* **EXERCISE DESCRIPTION**:
Restate the material word for word and leave out anything that is a picture.

* **DATASET EXCERPT**:

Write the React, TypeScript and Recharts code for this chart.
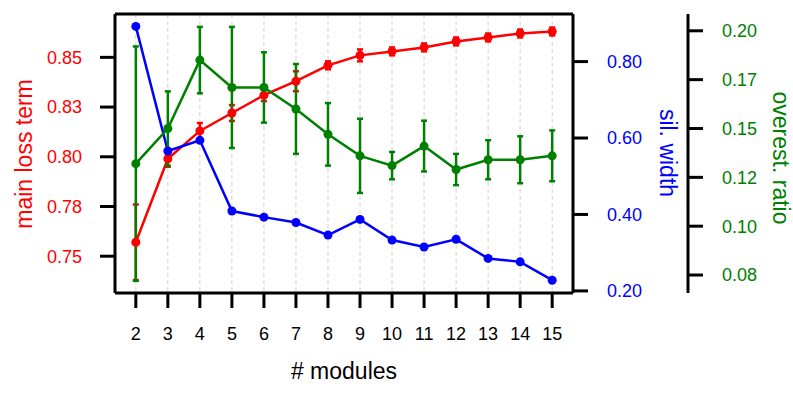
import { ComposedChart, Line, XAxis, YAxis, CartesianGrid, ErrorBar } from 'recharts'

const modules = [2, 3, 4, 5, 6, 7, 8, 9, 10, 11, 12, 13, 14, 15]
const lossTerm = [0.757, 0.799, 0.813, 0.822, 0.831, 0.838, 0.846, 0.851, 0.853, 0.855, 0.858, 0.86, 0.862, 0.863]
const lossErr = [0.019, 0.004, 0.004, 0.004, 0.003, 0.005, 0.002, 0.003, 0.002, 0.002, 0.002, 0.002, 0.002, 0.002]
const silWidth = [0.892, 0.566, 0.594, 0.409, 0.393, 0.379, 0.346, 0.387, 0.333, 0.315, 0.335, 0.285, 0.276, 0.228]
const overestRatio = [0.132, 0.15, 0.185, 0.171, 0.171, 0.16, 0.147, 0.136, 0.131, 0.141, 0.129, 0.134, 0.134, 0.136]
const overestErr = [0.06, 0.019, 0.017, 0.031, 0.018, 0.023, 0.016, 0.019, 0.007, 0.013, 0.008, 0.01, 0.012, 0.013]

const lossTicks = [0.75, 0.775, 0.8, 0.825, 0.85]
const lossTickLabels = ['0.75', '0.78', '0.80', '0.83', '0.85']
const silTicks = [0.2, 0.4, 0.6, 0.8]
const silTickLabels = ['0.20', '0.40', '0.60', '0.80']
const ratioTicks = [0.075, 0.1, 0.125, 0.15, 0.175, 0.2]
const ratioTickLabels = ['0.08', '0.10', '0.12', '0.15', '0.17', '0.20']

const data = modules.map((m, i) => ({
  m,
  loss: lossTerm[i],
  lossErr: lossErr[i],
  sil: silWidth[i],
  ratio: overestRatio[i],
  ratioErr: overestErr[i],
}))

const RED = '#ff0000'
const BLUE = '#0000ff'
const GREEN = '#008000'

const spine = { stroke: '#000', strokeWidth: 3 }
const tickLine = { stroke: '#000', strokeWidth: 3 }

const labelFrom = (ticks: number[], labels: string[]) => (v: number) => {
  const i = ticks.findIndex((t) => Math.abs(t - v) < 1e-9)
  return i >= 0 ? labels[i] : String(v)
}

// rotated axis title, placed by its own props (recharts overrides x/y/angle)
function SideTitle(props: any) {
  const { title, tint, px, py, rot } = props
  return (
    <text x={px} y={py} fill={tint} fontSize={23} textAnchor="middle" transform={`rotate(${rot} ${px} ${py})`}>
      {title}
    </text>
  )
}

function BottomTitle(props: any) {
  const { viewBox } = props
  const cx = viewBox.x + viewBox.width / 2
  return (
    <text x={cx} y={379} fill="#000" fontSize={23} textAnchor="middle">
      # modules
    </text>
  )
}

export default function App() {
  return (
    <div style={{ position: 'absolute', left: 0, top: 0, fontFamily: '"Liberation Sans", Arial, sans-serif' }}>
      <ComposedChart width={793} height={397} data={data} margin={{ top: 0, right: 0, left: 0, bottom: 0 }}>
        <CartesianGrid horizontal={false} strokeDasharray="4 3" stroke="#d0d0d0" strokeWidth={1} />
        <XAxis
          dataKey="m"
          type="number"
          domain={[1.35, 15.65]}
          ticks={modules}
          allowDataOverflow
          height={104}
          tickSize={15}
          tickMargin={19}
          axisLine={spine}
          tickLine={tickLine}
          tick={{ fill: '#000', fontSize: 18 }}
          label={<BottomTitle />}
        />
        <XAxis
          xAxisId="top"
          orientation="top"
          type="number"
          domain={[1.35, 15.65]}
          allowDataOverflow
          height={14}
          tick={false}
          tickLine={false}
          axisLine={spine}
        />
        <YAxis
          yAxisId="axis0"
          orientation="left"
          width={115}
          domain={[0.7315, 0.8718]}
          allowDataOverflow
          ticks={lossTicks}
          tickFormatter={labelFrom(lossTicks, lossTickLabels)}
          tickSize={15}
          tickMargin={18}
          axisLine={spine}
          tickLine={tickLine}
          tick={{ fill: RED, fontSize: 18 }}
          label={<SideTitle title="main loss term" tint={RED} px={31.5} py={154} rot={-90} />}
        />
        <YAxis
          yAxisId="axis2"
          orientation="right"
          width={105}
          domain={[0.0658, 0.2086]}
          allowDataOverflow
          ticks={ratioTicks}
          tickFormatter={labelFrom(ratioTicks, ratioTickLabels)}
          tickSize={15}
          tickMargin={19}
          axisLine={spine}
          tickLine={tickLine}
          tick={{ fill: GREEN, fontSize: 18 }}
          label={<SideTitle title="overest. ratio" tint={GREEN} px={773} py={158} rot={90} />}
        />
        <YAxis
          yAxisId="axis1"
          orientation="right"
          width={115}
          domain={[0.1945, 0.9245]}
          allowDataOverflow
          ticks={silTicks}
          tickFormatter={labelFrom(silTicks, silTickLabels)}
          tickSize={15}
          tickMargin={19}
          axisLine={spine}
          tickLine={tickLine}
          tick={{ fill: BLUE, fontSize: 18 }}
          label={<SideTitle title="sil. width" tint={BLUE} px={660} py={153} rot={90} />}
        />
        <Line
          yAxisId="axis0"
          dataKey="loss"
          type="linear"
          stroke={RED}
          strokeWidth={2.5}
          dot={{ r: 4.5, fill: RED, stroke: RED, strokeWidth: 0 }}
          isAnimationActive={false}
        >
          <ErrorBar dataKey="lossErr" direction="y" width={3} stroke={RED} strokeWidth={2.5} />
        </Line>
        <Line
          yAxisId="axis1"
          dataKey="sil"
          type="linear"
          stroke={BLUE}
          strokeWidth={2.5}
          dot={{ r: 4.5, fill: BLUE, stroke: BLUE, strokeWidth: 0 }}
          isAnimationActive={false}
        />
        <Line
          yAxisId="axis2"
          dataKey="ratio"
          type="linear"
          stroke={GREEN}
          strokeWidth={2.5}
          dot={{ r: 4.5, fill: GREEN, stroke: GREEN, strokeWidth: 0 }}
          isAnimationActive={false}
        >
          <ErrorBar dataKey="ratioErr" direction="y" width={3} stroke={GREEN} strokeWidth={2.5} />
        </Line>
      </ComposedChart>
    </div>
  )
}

* **OUTPUT FOR THIS TASK**:
Write the React, TypeScript and Recharts code for this chart.
import { ComposedChart, Line, XAxis, YAxis, CartesianGrid, ErrorBar } from 'recharts'

const modules = [2, 3, 4, 5, 6, 7, 8, 9, 10, 11, 12, 13, 14, 15]
const lossTerm = [0.757, 0.799, 0.813, 0.822, 0.831, 0.838, 0.846, 0.851, 0.853, 0.855, 0.858, 0.86, 0.862, 0.863]
const lossErr = [0.019, 0.004, 0.004, 0.004, 0.003, 0.005, 0.002, 0.003, 0.002, 0.002, 0.002, 0.002, 0.002, 0.002]
const silWidth = [0.892, 0.566, 0.594, 0.409, 0.393, 0.379, 0.346, 0.387, 0.333, 0.315, 0.335, 0.285, 0.276, 0.228]
const overestRatio = [0.132, 0.15, 0.185, 0.171, 0.171, 0.16, 0.147, 0.136, 0.131, 0.141, 0.129, 0.134, 0.134, 0.136]
const overestErr = [0.06, 0.019, 0.017, 0.031, 0.018, 0.023, 0.016, 0.019, 0.007, 0.013, 0.008, 0.01, 0.012, 0.013]

const lossTicks = [0.75, 0.775, 0.8, 0.825, 0.85]
const lossTickLabels = ['0.75', '0.78', '0.80', '0.83', '0.85']
const silTicks = [0.2, 0.4, 0.6, 0.8]
const silTickLabels = ['0.20', '0.40', '0.60', '0.80']
const ratioTicks = [0.075, 0.1, 0.125, 0.15, 0.175, 0.2]
const ratioTickLabels = ['0.08', '0.10', '0.12', '0.15', '0.17', '0.20']

const data = modules.map((m, i) => ({
  m,
  loss: lossTerm[i],
  lossErr: lossErr[i],
  sil: silWidth[i],
  ratio: overestRatio[i],
  ratioErr: overestErr[i],
}))

const RED = '#ff0000'
const BLUE = '#0000ff'
const GREEN = '#008000'

const spine = { stroke: '#000', strokeWidth: 3 }
const tickLine = { stroke: '#000', strokeWidth: 3 }

const labelFrom = (ticks: number[], labels: string[]) => (v: number) => {
  const i = ticks.findIndex((t) => Math.abs(t - v) < 1e-9)
  return i >= 0 ? labels[i] : String(v)
}

// rotated axis title, placed by its own props (recharts overrides x/y/angle)
function SideTitle(props: any) {
  const { title, tint, px, py, rot } = props
  return (
    <text x={px} y={py} fill={tint} fontSize={23} textAnchor="middle" transform={`rotate(${rot} ${px} ${py})`}>
      {title}
    </text>
  )
}

function BottomTitle(props: any) {
  const { viewBox } = props
  const cx = viewBox.x + viewBox.width / 2
  return (
    <text x={cx} y={379} fill="#000" fontSize={23} textAnchor="middle">
      # modules
    </text>
  )
}

export default function App() {
  return (
    <div style={{ position: 'absolute', left: 0, top: 0, fontFamily: '"Liberation Sans", Arial, sans-serif' }}>
      <ComposedChart width={793} height={397} data={data} margin={{ top: 0, right: 0, left: 0, bottom: 0 }}>
        <CartesianGrid horizontal={false} strokeDasharray="4 3" stroke="#d0d0d0" strokeWidth={1} />
        <XAxis
          dataKey="m"
          type="number"
          domain={[1.35, 15.65]}
          ticks={modules}
          allowDataOverflow
          height={104}
          tickSize={15}
          tickMargin={19}
          axisLine={spine}
          tickLine={tickLine}
          tick={{ fill: '#000', fontSize: 18 }}
          label={<BottomTitle />}
        />
        <XAxis
          xAxisId="top"
          orientation="top"
          type="number"
          domain={[1.35, 15.65]}
          allowDataOverflow
          height={14}
          tick={false}
          tickLine={false}
          axisLine={spine}
        />
        <YAxis
          yAxisId="axis0"
          orientation="left"
          width={115}
          domain={[0.7315, 0.8718]}
          allowDataOverflow
          ticks={lossTicks}
          tickFormatter={labelFrom(lossTicks, lossTickLabels)}
          tickSize={15}
          tickMargin={18}
          axisLine={spine}
          tickLine={tickLine}
          tick={{ fill: RED, fontSize: 18 }}
          label={<SideTitle title="main loss term" tint={RED} px={31.5} py={154} rot={-90} />}
        />
        <YAxis
          yAxisId="axis2"
          orientation="right"
          width={105}
          domain={[0.0658, 0.2086]}
          allowDataOverflow
          ticks={ratioTicks}
          tickFormatter={labelFrom(ratioTicks, ratioTickLabels)}
          tickSize={15}
          tickMargin={19}
          axisLine={spine}
          tickLine={tickLine}
          tick={{ fill: GREEN, fontSize: 18 }}
          label={<SideTitle title="overest. ratio" tint={GREEN} px={773} py={158} rot={90} />}
        />
        <YAxis
          yAxisId="axis1"
          orientation="right"
          width={115}
          domain={[0.1945, 0.9245]}
          allowDataOverflow
          ticks={silTicks}
          tickFormatter={labelFrom(silTicks, silTickLabels)}
          tickSize={15}
          tickMargin={19}
          axisLine={spine}
          tickLine={tickLine}
          tick={{ fill: BLUE, fontSize: 18 }}
          label={<SideTitle title="sil. width" tint={BLUE} px={660} py={153} rot={90} />}
        />
        <Line
          yAxisId="axis0"
          dataKey="loss"
          type="linear"
          stroke={RED}
          strokeWidth={2.5}
          dot={{ r: 4.5, fill: RED, stroke: RED, strokeWidth: 0 }}
          isAnimationActive={false}
        >
          <ErrorBar dataKey="lossErr" direction="y" width={3} stroke={RED} strokeWidth={2.5} />
        </Line>
        <Line
          yAxisId="axis1"
          dataKey="sil"
          type="linear"
          stroke={BLUE}
          strokeWidth={2.5}
          dot={{ r: 4.5, fill: BLUE, stroke: BLUE, strokeWidth: 0 }}
          isAnimationActive={false}
        />
        <Line
          yAxisId="axis2"
          dataKey="ratio"
          type="linear"
          stroke={GREEN}
          strokeWidth={2.5}
          dot={{ r: 4.5, fill: GREEN, stroke: GREEN, strokeWidth: 0 }}
          isAnimationActive={false}
        >
          <ErrorBar dataKey="ratioErr" direction="y" width={3} stroke={GREEN} strokeWidth={2.5} />
        </Line>
      </ComposedChart>
    </div>
  )
}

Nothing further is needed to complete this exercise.